Grouse conservation efforts receive funding

Activities over the next two years will involve direct work with landowners to undertake habitat assessment and then develop habitat management strategies to benefit critical grouse habitat. | File photo

Activities to support habitat for greater sage grouse received a $1.27 million funding boost March 17 from the federal environment and climate change department.

The money will fund initiatives through the Species At Risk Partnership on Agricultural Lands (SARPAL), which is part of the national conservation plan.

The Canadian Cattlemen’s Association announced the funding, saying it will allow the CCA “to carry on conservation activities with beef producers to protect greater sage grouse critical habitat in the grassland natural region of southeast Alberta.”

CCA’s partners on the project include Multisar, Cows and Fish, Alberta Beef Producers and the Canadian Roundtable for Sustainable Beef.

Activities over the next two years will involve direct work with landowners to undertake habitat assessment and then develop habitat management strategies to benefit critical grouse habitat.

A CCA news release also indicated plans to explore term conservation easements with willing landowners in areas where sage grouse live.

“These term agreements would be in place for a set period of time. Many producers have indicated they prefer term agreements to perpetual agreements primarily for ranch family succession reasons,” the CCA said.

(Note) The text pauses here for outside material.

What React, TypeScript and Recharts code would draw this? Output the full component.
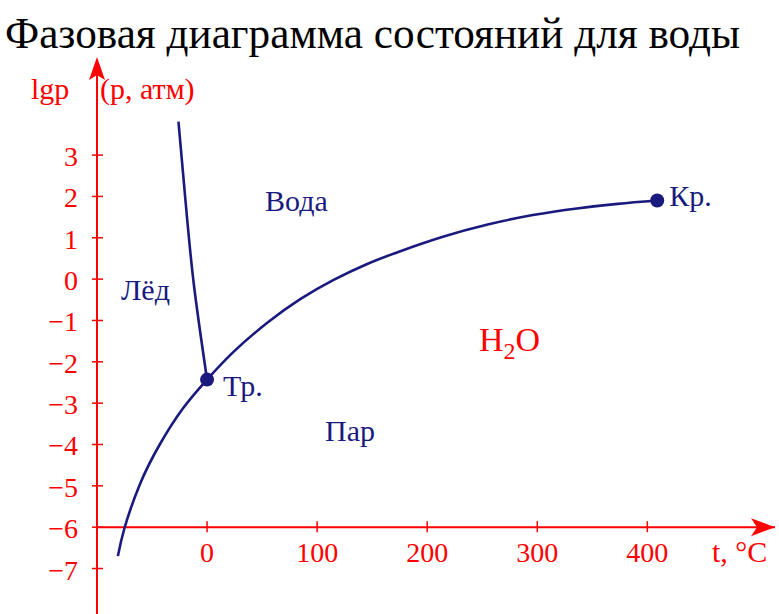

The greater sage grouse is listed as endangered under the federal Species at Risk Act. Southeastern Alberta and southwestern Saskatchewan are at the northern end of the species’ range. As of 2016, its numbers were estimated at 340 individual birds. Greater sage grouse are dependent on the silver sagebrush that grows in mixed grassland regions of Canada and the United States.

A previous SARPAL project that ran from 2015-20 involved 24 ranches and 189,000 acres in Alberta. The CCA said 45 habitat enhancement strategies resulted from those efforts.

They included producer-driven “ranch management plans, education, habitat conservation strategies and habitat improvements ranging from riparian protection, off-site watering, portable electric fencing, and implementation of beneficial management practices.”